* START Stored records *

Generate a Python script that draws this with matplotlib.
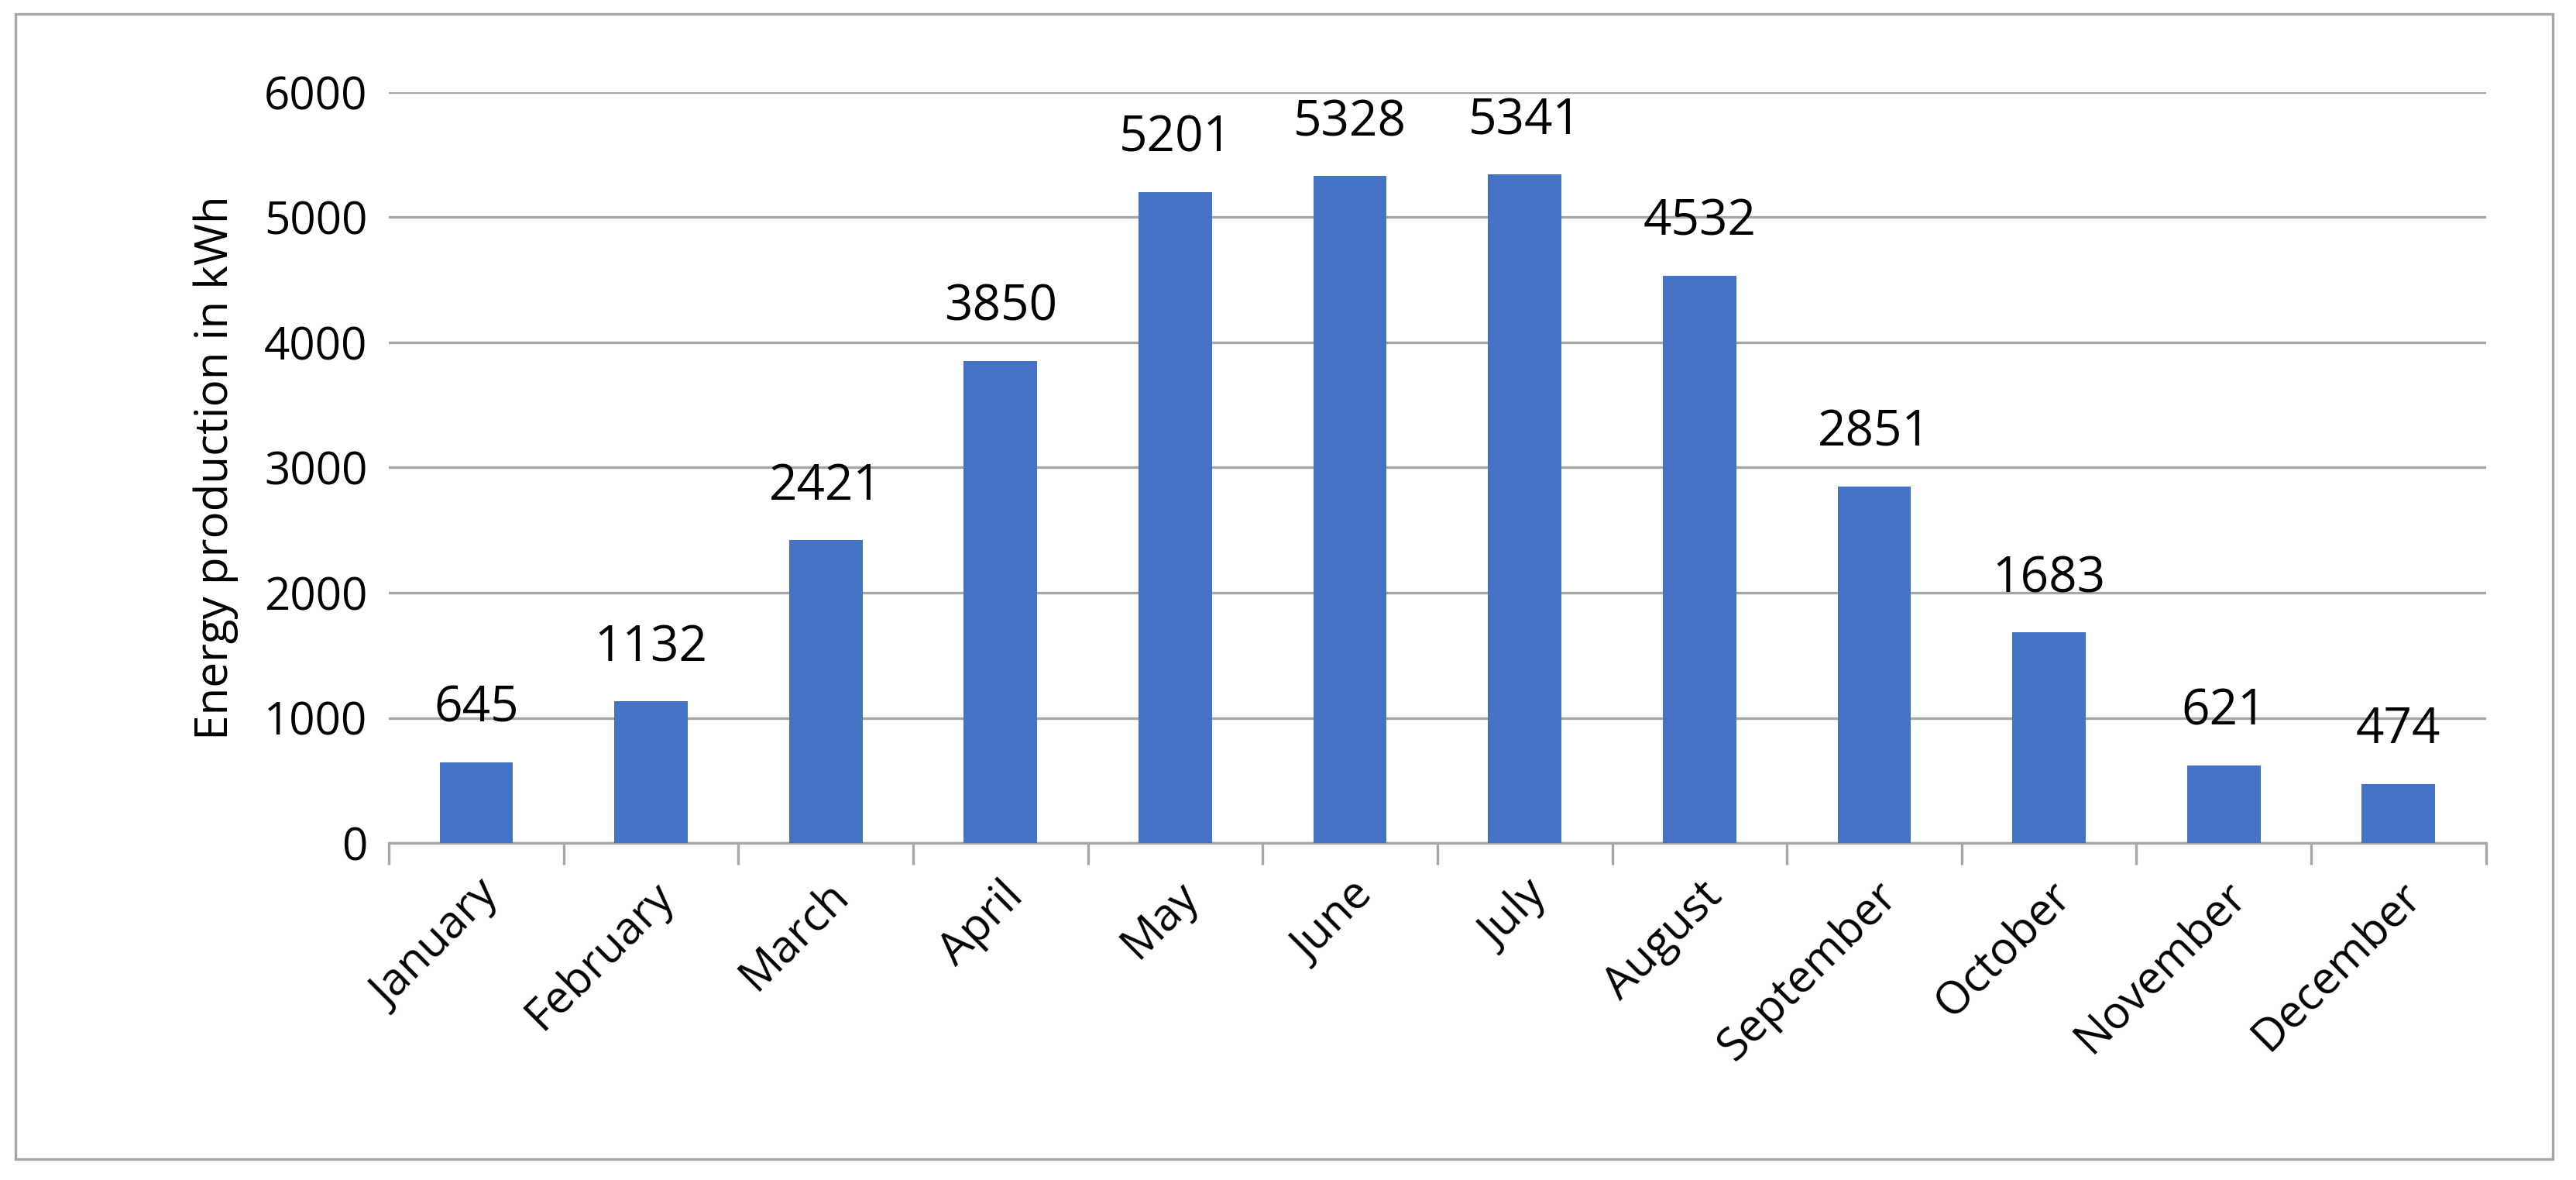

* END Stored records *
* START Stored records *

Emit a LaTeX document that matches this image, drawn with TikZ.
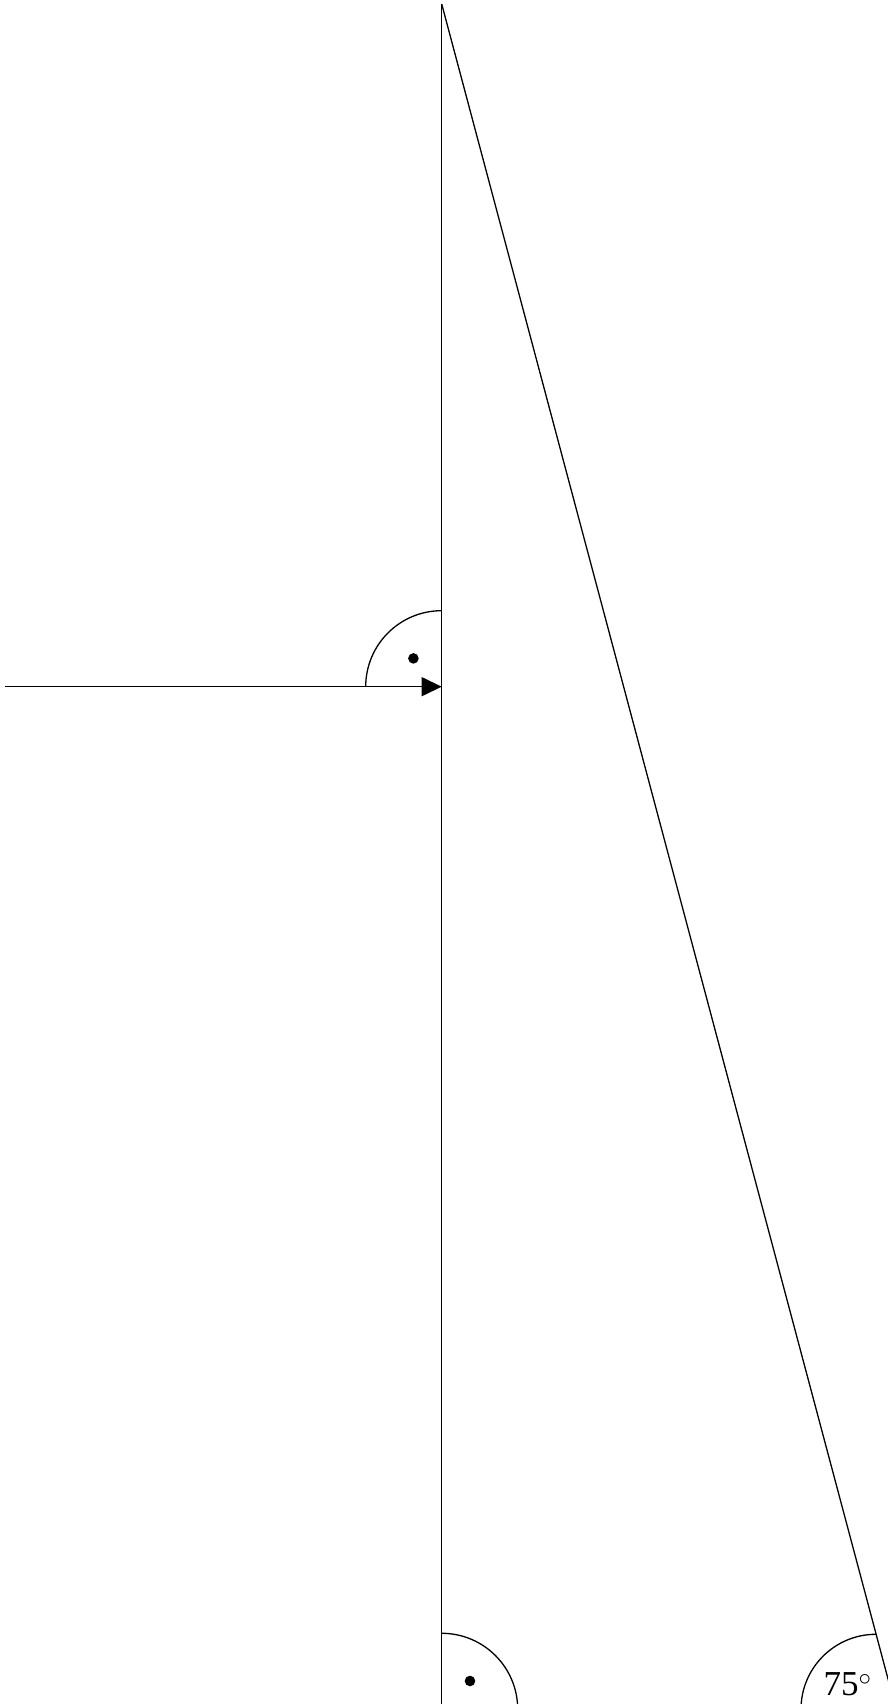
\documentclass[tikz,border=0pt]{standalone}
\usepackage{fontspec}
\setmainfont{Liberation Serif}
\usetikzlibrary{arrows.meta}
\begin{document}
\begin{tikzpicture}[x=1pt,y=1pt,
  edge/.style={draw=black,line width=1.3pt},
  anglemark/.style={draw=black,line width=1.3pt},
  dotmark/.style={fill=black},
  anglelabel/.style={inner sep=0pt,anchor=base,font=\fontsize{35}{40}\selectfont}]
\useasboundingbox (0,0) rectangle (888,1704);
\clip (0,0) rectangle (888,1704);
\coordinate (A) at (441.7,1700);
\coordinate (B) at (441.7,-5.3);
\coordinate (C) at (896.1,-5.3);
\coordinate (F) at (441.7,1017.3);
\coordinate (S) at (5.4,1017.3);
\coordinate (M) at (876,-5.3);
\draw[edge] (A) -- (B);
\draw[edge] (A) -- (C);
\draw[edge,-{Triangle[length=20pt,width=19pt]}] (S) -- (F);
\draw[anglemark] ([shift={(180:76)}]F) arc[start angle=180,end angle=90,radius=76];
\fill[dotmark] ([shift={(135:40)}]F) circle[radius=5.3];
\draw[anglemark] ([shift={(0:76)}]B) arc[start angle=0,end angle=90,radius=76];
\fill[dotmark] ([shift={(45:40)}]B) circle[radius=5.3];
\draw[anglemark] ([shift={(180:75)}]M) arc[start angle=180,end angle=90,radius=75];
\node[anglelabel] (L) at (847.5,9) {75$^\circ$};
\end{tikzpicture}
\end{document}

* END Stored records *

## Job
Check every line of the data, and copy the ones that contain "with".

## Reply to the exercise
Generate a Python script that draws this with matplotlib.
Emit a LaTeX document that matches this image, drawn with TikZ.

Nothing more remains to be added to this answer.